[TSTIL] mxplient

[ This is a part of "The Software That I Love", a series of posts about Software that I created or had a small part in ]

2012 - mxplient

The Mendix core had three parts:
- The MxModeler (IDE)
- The MxClient (Powering the app in the browser)
- The MxRuntime (Powering the back-end and managing the database)

I was in the Cloud team and used a Mendix app for the Cloud Portal. As we needed to automate a lot with external scripts, I needed an API in the app. Mendix had no REST functionality yet, and being Python fanatics we didn't want to touch XML WebServices.

Then I realized the app already had an API. In the browser UI, I was doing all these actions I needed to automate, and those actions went to the Runtime as HTTP requests. Using the browser debugger I discovered the undocumented API that the MxClient and MxRuntime used. I proposed just making this API public, but the Mendix core teams were very against this. Who did this junior engineer think he was? Michiel Kalkman was the main engineer of the MxClient at this time. He explained that this was a proprietary API that could change with every Mendix release. Not that that happened, but it could. Theoretically. Every couple of years. He was an extremely good senior engineer who had a lot of ideas for improvements to the API. If you're a visionary, you can get disappointed because not all of your dreams come true, or take longer than expected. In practice the API was very stable.

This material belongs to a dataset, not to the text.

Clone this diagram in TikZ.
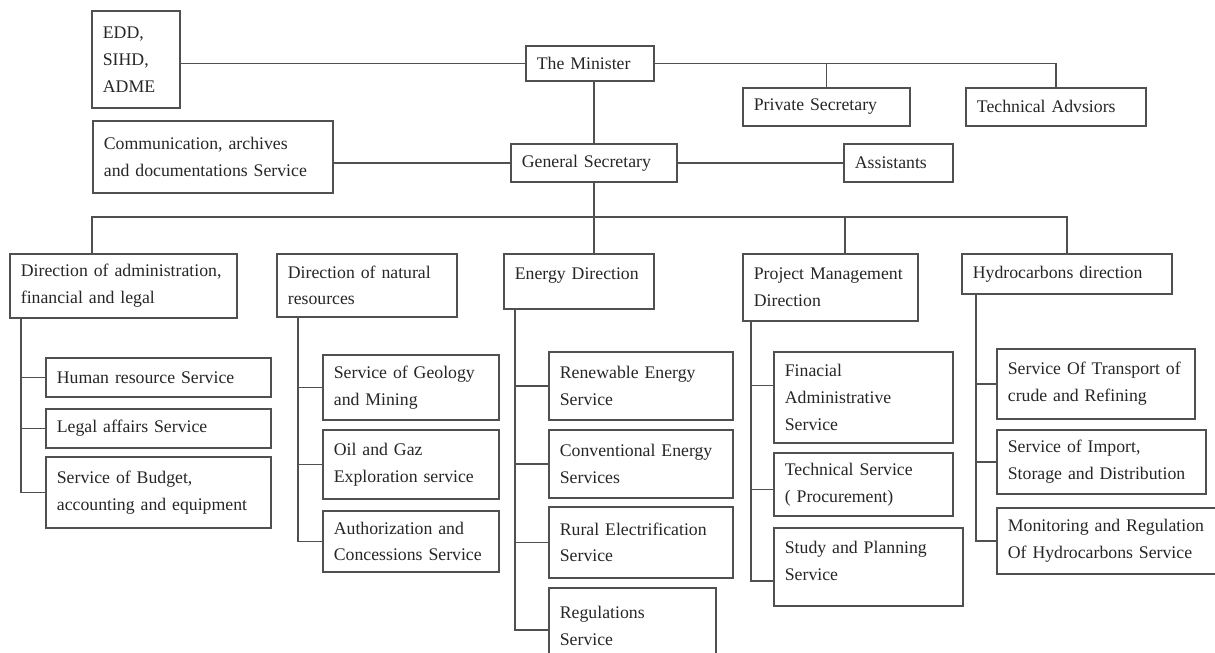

In the long term he was right of course, as some big releases had big changes to the protocol, but that didn't stop me. For our own use I created the "mxplient" library from the reverse engineered protocol. The P stood for Python. I used it for some small scripts, like newnode.py, or whenever I was playing around with something. One by one people started discovering the project. It was a tiny library, badly designed, and I had no idea with which Mendix versions it could work with. I think Michiel kind of appreciated the hacky way I did things. He liked Python too and had built a similar project in Ruby. I think it's the only Ruby code that was ever seen at Mendix.

Around this time we had hired Daria (QA Engineer) whose job was to test the Cloud Portal. I once showed her the script. I blinked and then one year later she had built a giant automated test framework on mxplient. Oops. Then I felt guilty and started improving it. I don't know if it's still used, but this was a nice project and became my go-to solution if I needed to automate something with Mendix.

Also around 2012, Michel Weststrate built the REST-Services module to provide a more standard and stable API to users. Years later, REST was properly added to the Mendix core itself. It's funny, Michel and I were both very productive hackers but we always had a different approach. Michel would engineer solutions as Mendix add-ons (taking quite some shortcuts). I would reverse-engineer and create workarounds completely outside of the Mendix ecosystem. Much later the "serious software engineers" picked up the pieces and made real products out of them. As Michel's work was available to the entire Mendix community, his work had a lot more traction and most got included in Mendix itself at some point.